◆ WRITTEN REQUEST ◆
Without the pictures, write out all the lines below exactly as they appear.

════════════════

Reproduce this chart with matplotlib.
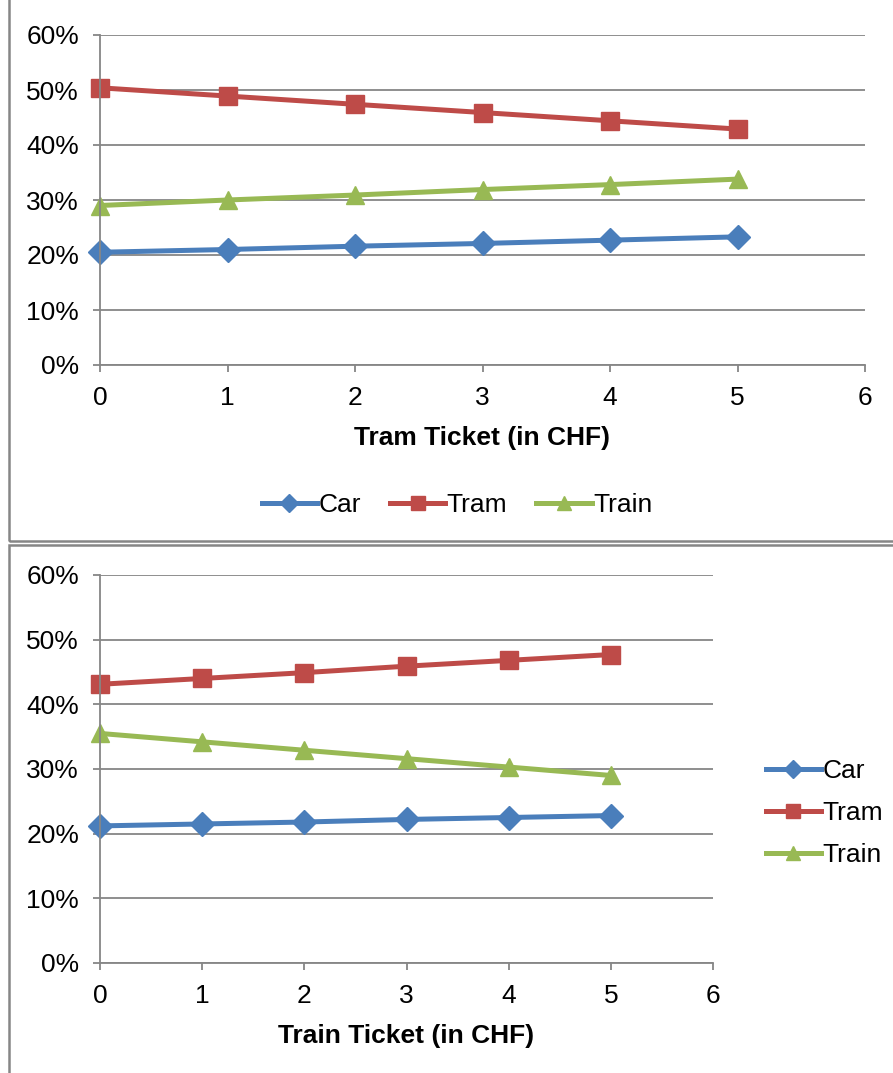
import matplotlib.pyplot as plt
from matplotlib.patches import Rectangle
from matplotlib.ticker import FuncFormatter

plt.rcParams['font.family'] = ['Liberation Sans', 'DejaVu Sans']

tickets = [0, 1, 2, 3, 4, 5]
series_names = ['Car', 'Tram', 'Train']

# top chart: tram ticket price varies
tram_car = [20.5, 21.0, 21.6, 22.1, 22.7, 23.3]
tram_tram = [50.4, 48.9, 47.4, 45.9, 44.4, 42.9]
tram_train = [29.0, 30.0, 30.9, 31.9, 32.8, 33.8]

# bottom chart: train ticket price varies
train_car = [21.2, 21.5, 21.8, 22.2, 22.5, 22.8]
train_tram = [43.1, 44.0, 44.9, 45.9, 46.8, 47.7]
train_train = [35.5, 34.2, 32.9, 31.6, 30.3, 29.0]

colors = ['#4A7EBB', '#BE4B48', '#98B954']
markers = ['D', 's', '^']
msizes = [12, 12.5, 13.5]
gray = '#868686'

W, H = 893, 1073
fig = plt.figure(figsize=(W / 100, H / 100), dpi=100)

# chart frames
fig.add_artist(Rectangle((8.5 / W, 1 - 541 / H), 1, 541 / H + 0.01,
                         transform=fig.transFigure, fill=False,
                         edgecolor=gray, lw=1.8))
fig.add_artist(Rectangle((8.5 / W, -0.01), 1, (1073 - 545) / H + 0.01,
                         transform=fig.transFigure, fill=False,
                         edgecolor=gray, lw=1.8))


def style_axes(ax, xlabel):
    ax.set_xlim(0, 6)
    ax.set_ylim(0, 60)
    ax.set_xticks(range(0, 7))
    ax.set_yticks(range(0, 70, 10))
    ax.yaxis.set_major_formatter(FuncFormatter(lambda v, p: f'{int(v)}%'))
    ax.grid(axis='y', color=gray, lw=1.3)
    ax.set_axisbelow(True)
    for s in ['top', 'right']:
        ax.spines[s].set_visible(False)
    for s in ['left', 'bottom']:
        ax.spines[s].set_color(gray)
        ax.spines[s].set_linewidth(1.3)
    ax.tick_params(axis='both', colors=gray, labelcolor='black',
                   labelsize=19, width=1.3)
    ax.tick_params(axis='y', length=5, pad=10)
    ax.tick_params(axis='x', length=5, pad=10)
    ax.set_xlabel(xlabel, fontsize=19, fontweight='bold', labelpad=12)


def draw(ax, data):
    lines = []
    for vals, c, m, ms, name in zip(data, colors, markers, msizes, series_names):
        ln, = ax.plot(tickets, vals, color=c, lw=3.6, marker=m, ms=ms,
                      mfc=c, mec=c, label=name, clip_on=False)
        lines.append(ln)
    return lines


ax1 = fig.add_axes([100 / W, 1 - 365 / H, 765 / W, 330 / H])
h1 = draw(ax1, [tram_car, tram_tram, tram_train])
style_axes(ax1, 'Tram Ticket (in CHF)')
fig.legend(handles=h1, loc='center', bbox_to_anchor=(457 / W, 1 - 505 / H),
           ncol=3, frameon=False, fontsize=19, handlelength=2.1,
           handletextpad=0.05, columnspacing=1.1, markerscale=0.75)

ax2 = fig.add_axes([100 / W, 1 - 963 / H, 613 / W, 388 / H])
h2 = draw(ax2, [train_car, train_tram, train_train])
style_axes(ax2, 'Train Ticket (in CHF)')
fig.legend(handles=h2, loc='center left', bbox_to_anchor=(742 / W, 1 - 813 / H),
           ncol=1, frameon=False, fontsize=19, handlelength=2.1,
           handletextpad=0.05, labelspacing=0.68, markerscale=0.75)

fig.savefig('out.png', dpi=100)
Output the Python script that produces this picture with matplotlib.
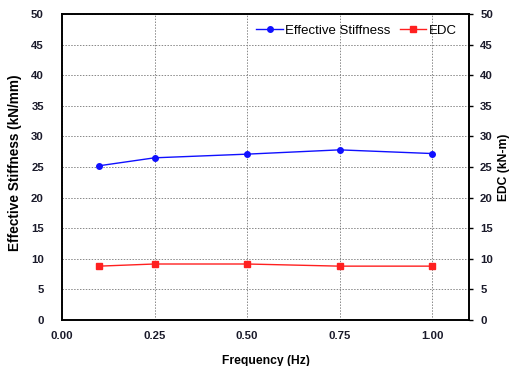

════════════════

◆ RESULT OF THIS EXERCISE ◆
Reproduce this chart with matplotlib.
import matplotlib.pyplot as plt
from matplotlib.patches import Rectangle
from matplotlib.ticker import FuncFormatter

plt.rcParams['font.family'] = ['Liberation Sans', 'DejaVu Sans']

tickets = [0, 1, 2, 3, 4, 5]
series_names = ['Car', 'Tram', 'Train']

# top chart: tram ticket price varies
tram_car = [20.5, 21.0, 21.6, 22.1, 22.7, 23.3]
tram_tram = [50.4, 48.9, 47.4, 45.9, 44.4, 42.9]
tram_train = [29.0, 30.0, 30.9, 31.9, 32.8, 33.8]

# bottom chart: train ticket price varies
train_car = [21.2, 21.5, 21.8, 22.2, 22.5, 22.8]
train_tram = [43.1, 44.0, 44.9, 45.9, 46.8, 47.7]
train_train = [35.5, 34.2, 32.9, 31.6, 30.3, 29.0]

colors = ['#4A7EBB', '#BE4B48', '#98B954']
markers = ['D', 's', '^']
msizes = [12, 12.5, 13.5]
gray = '#868686'

W, H = 893, 1073
fig = plt.figure(figsize=(W / 100, H / 100), dpi=100)

# chart frames
fig.add_artist(Rectangle((8.5 / W, 1 - 541 / H), 1, 541 / H + 0.01,
                         transform=fig.transFigure, fill=False,
                         edgecolor=gray, lw=1.8))
fig.add_artist(Rectangle((8.5 / W, -0.01), 1, (1073 - 545) / H + 0.01,
                         transform=fig.transFigure, fill=False,
                         edgecolor=gray, lw=1.8))


def style_axes(ax, xlabel):
    ax.set_xlim(0, 6)
    ax.set_ylim(0, 60)
    ax.set_xticks(range(0, 7))
    ax.set_yticks(range(0, 70, 10))
    ax.yaxis.set_major_formatter(FuncFormatter(lambda v, p: f'{int(v)}%'))
    ax.grid(axis='y', color=gray, lw=1.3)
    ax.set_axisbelow(True)
    for s in ['top', 'right']:
        ax.spines[s].set_visible(False)
    for s in ['left', 'bottom']:
        ax.spines[s].set_color(gray)
        ax.spines[s].set_linewidth(1.3)
    ax.tick_params(axis='both', colors=gray, labelcolor='black',
                   labelsize=19, width=1.3)
    ax.tick_params(axis='y', length=5, pad=10)
    ax.tick_params(axis='x', length=5, pad=10)
    ax.set_xlabel(xlabel, fontsize=19, fontweight='bold', labelpad=12)


def draw(ax, data):
    lines = []
    for vals, c, m, ms, name in zip(data, colors, markers, msizes, series_names):
        ln, = ax.plot(tickets, vals, color=c, lw=3.6, marker=m, ms=ms,
                      mfc=c, mec=c, label=name, clip_on=False)
        lines.append(ln)
    return lines


ax1 = fig.add_axes([100 / W, 1 - 365 / H, 765 / W, 330 / H])
h1 = draw(ax1, [tram_car, tram_tram, tram_train])
style_axes(ax1, 'Tram Ticket (in CHF)')
fig.legend(handles=h1, loc='center', bbox_to_anchor=(457 / W, 1 - 505 / H),
           ncol=3, frameon=False, fontsize=19, handlelength=2.1,
           handletextpad=0.05, columnspacing=1.1, markerscale=0.75)

ax2 = fig.add_axes([100 / W, 1 - 963 / H, 613 / W, 388 / H])
h2 = draw(ax2, [train_car, train_tram, train_train])
style_axes(ax2, 'Train Ticket (in CHF)')
fig.legend(handles=h2, loc='center left', bbox_to_anchor=(742 / W, 1 - 813 / H),
           ncol=1, frameon=False, fontsize=19, handlelength=2.1,
           handletextpad=0.05, labelspacing=0.68, markerscale=0.75)

fig.savefig('out.png', dpi=100)
Output the Python script that produces this picture with matplotlib.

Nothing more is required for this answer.